Dataset entries
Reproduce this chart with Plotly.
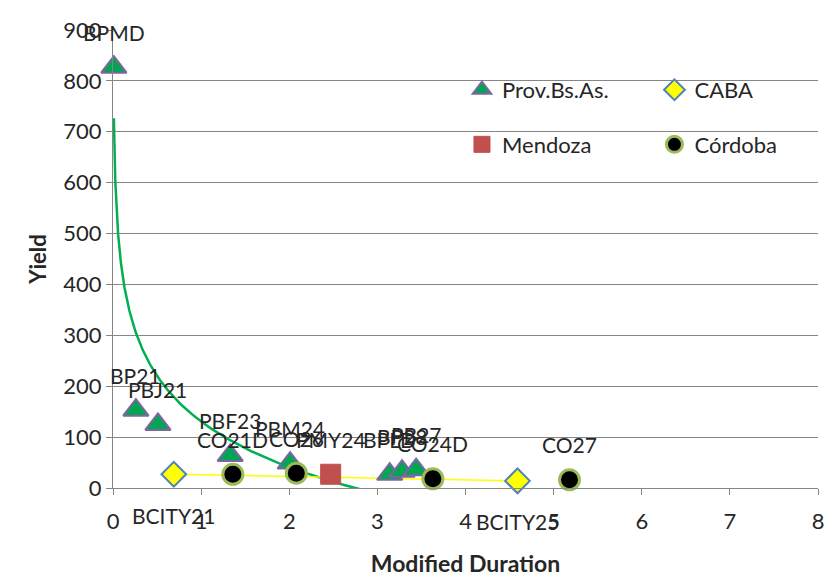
import numpy as np
import plotly.graph_objects as go

# ---- data ----
prov_names = ["BPMD", "BP21", "PBJ21", "PBF23", "PBM24", "BPLD", "BP28", "PB27"]
prov_x = [0.01, 0.26, 0.51, 1.33, 2.01, 3.14, 3.28, 3.44]
prov_y = [827, 153, 125, 64, 49, 27, 33, 36]

caba_names = ["BCITY21", "BCITY25"]
caba_x = [0.69, 4.59]
caba_y = [27, 14]

mza_names = ["PMY24"]
mza_x = [2.47]
mza_y = [27]

cba_names = ["CO21D", "CO26", "CO24D", "CO27"]
cba_x = [1.36, 2.08, 3.63, 5.18]
cba_y = [27, 29, 18, 16]

x_ticks = [0, 1, 2, 3, 4, 5, 6, 7, 8]
y_ticks = [0, 100, 200, 300, 400, 500, 600, 700, 800, 900]

FONT = "Lato"
TXT = "#262626"

fig = go.Figure()

# logarithmic trendline for Prov.Bs.As. (fit on the data)
lx = np.log(np.array(prov_x))
b, a = np.polyfit(lx, np.array(prov_y), 1)
tx = np.geomspace(min(prov_x), max(prov_x), 400)
fig.add_trace(go.Scatter(x=tx, y=a + b * np.log(tx), mode="lines",
                         line=dict(color="#00B050", width=2.5),
                         showlegend=False, hoverinfo="skip"))

# linear trendline for CABA
cb, ca = np.polyfit(np.array(caba_x), np.array(caba_y), 1)
cx = np.array([min(caba_x), max(caba_x)])
fig.add_trace(go.Scatter(x=cx, y=ca + cb * cx, mode="lines",
                         line=dict(color="#FFFF00", width=1.5),
                         showlegend=False, hoverinfo="skip"))

fig.add_trace(go.Scatter(x=prov_x, y=prov_y, mode="markers", name="Prov.Bs.As.",
                         marker=dict(symbol="triangle-up", size=22, color="#00A651",
                                     line=dict(color="#8064A2", width=2)),
                         legend="legend", legendgroup="a", cliponaxis=False))
fig.add_trace(go.Scatter(x=mza_x, y=mza_y, mode="markers", name="Mendoza",
                         marker=dict(symbol="square", size=20, color="#C0504D",
                                     line=dict(color="#C0504D", width=1)),
                         legend="legend", legendgroup="b", cliponaxis=False))
fig.add_trace(go.Scatter(x=caba_x, y=caba_y, mode="markers", name="CABA",
                         marker=dict(symbol="diamond", size=19, color="#FFFF00",
                                     line=dict(color="#4F81BD", width=2)),
                         legend="legend2", legendgroup="c", cliponaxis=False))
fig.add_trace(go.Scatter(x=cba_x, y=cba_y, mode="markers", name="Córdoba",
                         marker=dict(symbol="circle", size=20, color="#000000",
                                     line=dict(color="#9BBB59", width=3)),
                         legend="legend2", legendgroup="d", cliponaxis=False))

ann = []
def add_labels(names, xs, ys, shift):
    for n, x, y in zip(names, xs, ys):
        ann.append(dict(x=x, y=y, text=n, showarrow=False, yshift=shift,
                        font=dict(family=FONT, size=21, color=TXT)))

add_labels(prov_names, prov_x, prov_y, 35)
add_labels(mza_names, mza_x, mza_y, 35)
add_labels(cba_names, cba_x, cba_y, 35)
add_labels(caba_names, caba_x, caba_y, -41)

axis_common = dict(showline=True, linecolor="#868686", linewidth=1,
                   ticks="outside", ticklen=6, tickcolor="#868686",
                   tickfont=dict(family=FONT, size=22, color=TXT),
                   zeroline=False)

fig.update_layout(
    width=836, height=585,
    margin=dict(l=113, r=16, t=30, b=96),
    paper_bgcolor="white", plot_bgcolor="white",
    annotations=ann,
    xaxis=dict(range=[0, 8], tickvals=x_ticks, showgrid=False,
               ticklabelstandoff=8,
               title=dict(text="<b>Modified Duration</b>", standoff=22,
                          font=dict(family=FONT, size=23, color=TXT)),
               **axis_common),
    yaxis=dict(range=[0, 900], tickvals=y_ticks, showgrid=True,
               gridcolor="#868686", gridwidth=1,
               title=dict(text="<b>Yield</b>", standoff=10,
                          font=dict(family=FONT, size=22, color=TXT)),
               **axis_common),
    legend=dict(x=0.495, y=0.915, xanchor="left", yanchor="top",
                bgcolor="rgba(0,0,0,0)", itemwidth=30, tracegroupgap=23,
                font=dict(family=FONT, size=22, color=TXT)),
    legend2=dict(x=0.768, y=0.915, xanchor="left", yanchor="top",
                 bgcolor="rgba(0,0,0,0)", itemwidth=30, tracegroupgap=23,
                 font=dict(family=FONT, size=22, color=TXT)),
    showlegend=True,
)

fig.write_html("out.html")
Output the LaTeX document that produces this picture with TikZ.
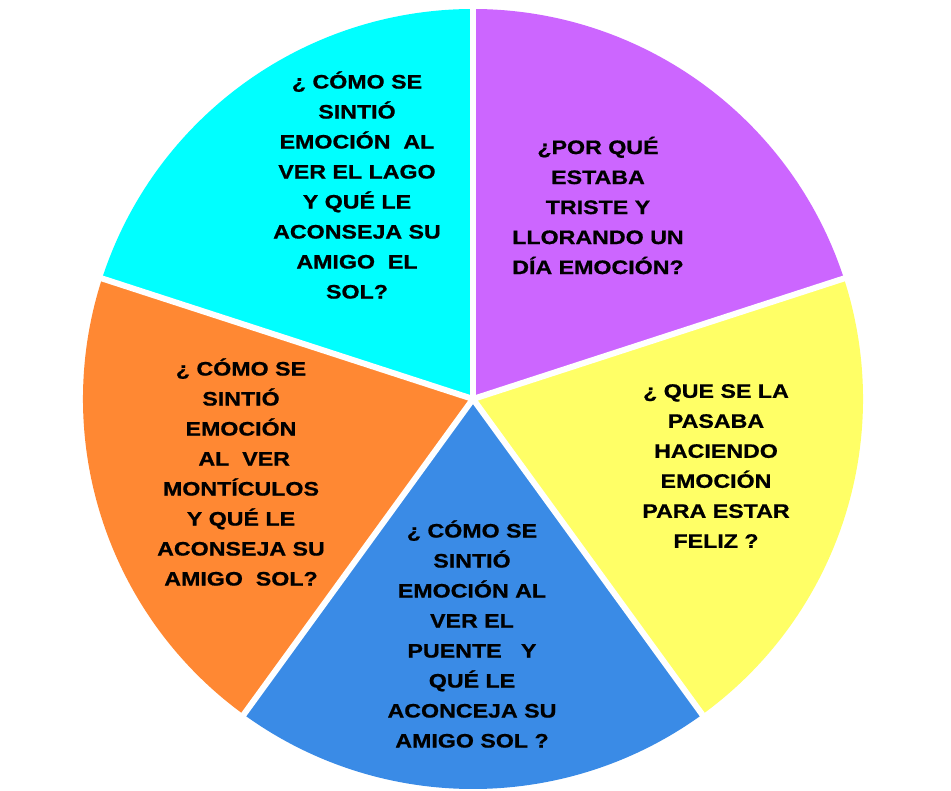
\documentclass[tikz,border=0pt]{standalone}
\usepackage{fontspec}
\newfontfamily\labfont{Liberation Sans}[FakeStretch=1.19, BoldFeatures={FakeBold=0.8}]
\definecolor{cPurple}{HTML}{CC66FF}
\definecolor{cYellow}{HTML}{FFFF66}
\definecolor{cBlue}{HTML}{3A8BE6}
\definecolor{cOrange}{HTML}{FF8833}
\definecolor{cCyan}{HTML}{00FFFF}
\tikzset{
  lbl/.style={align=center, inner sep=0pt, text=black,
    font=\labfont\bfseries\fontsize{19.5}{30}\selectfont},
  gap/.style={draw=white, line width=6pt},
}
\begin{document}
\begin{tikzpicture}[x=1pt,y=1pt]
\useasboundingbox (0,0) rectangle (951,-791);
\coordinate (c) at (473,-399);
\def\R{390}
\fill[cPurple] (c) -- ++(18:\R) arc[start angle=18, end angle=90, radius=\R] -- cycle;
\fill[cYellow] (c) -- ++(-54:\R) arc[start angle=-54, end angle=18, radius=\R] -- cycle;
\fill[cBlue] (c) -- ++(-126:\R) arc[start angle=-126, end angle=-54, radius=\R] -- cycle;
\fill[cOrange] (c) -- ++(162:\R) arc[start angle=162, end angle=234, radius=\R] -- cycle;
\fill[cCyan] (c) -- ++(90:\R) arc[start angle=90, end angle=162, radius=\R] -- cycle;
\foreach \a in {90,18,-54,-126,162}{
  \draw[gap] (c) -- ++(\a:\R+6);
}
\node[lbl] (purple) at (598,-205.5) {¿POR QUÉ\\ESTABA\\TRISTE Y\\LLORANDO UN\\DÍA EMOCIÓN?};
\node[lbl] (yellow) at (716,-466) {¿ QUE SE LA\\PASABA\\HACIENDO\\EMOCIÓN\\PARA ESTAR\\FELIZ ?};
\node[lbl] (blue) at (472,-634) {¿ CÓMO SE\\SINTIÓ\\EMOCIÓN AL\\VER EL\\PUENTE\ \ \ Y\\QUÉ LE\\ACONCEJA SU\\AMIGO SOL ?};
\node[lbl] (orange) at (241,-472) {¿ CÓMO SE\\SINTIÓ\\EMOCIÓN\\\ AL\ \ VER\\MONTÍCULOS\\Y QUÉ LE\\ACONSEJA SU\\AMIGO\ \ SOL?};
\node[lbl] (cyan) at (357,-185) {¿ CÓMO SE\\SINTIÓ\\EMOCIÓN\ \ AL\\VER EL LAGO\\Y QUÉ LE\\ACONSEJA SU\\AMIGO\ \ EL\\SOL?};
\end{tikzpicture}
\end{document}
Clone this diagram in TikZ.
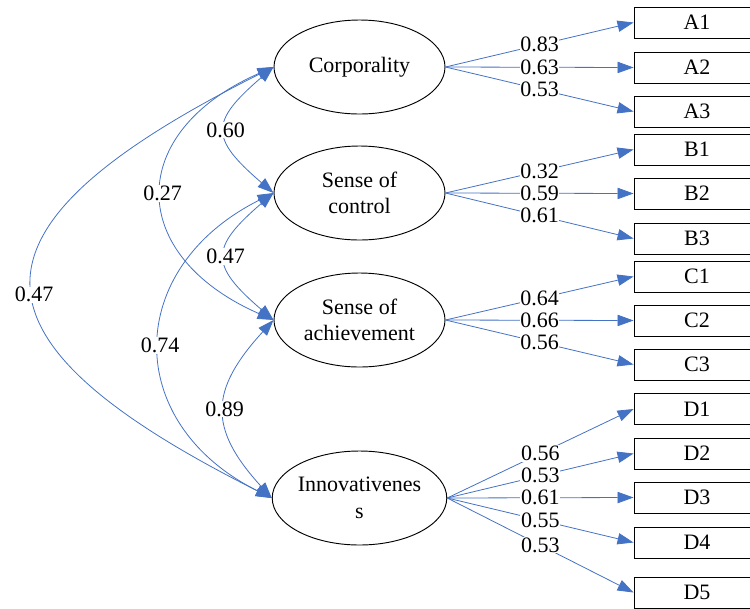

→ PROBLEM REQUIREMENTS:
Search the entries for "this" and copy out each line that has it.

→ EXERCISE SOLUTION:
Reproduce this chart with Plotly.
Output the LaTeX document that produces this picture with TikZ.
Clone this diagram in TikZ.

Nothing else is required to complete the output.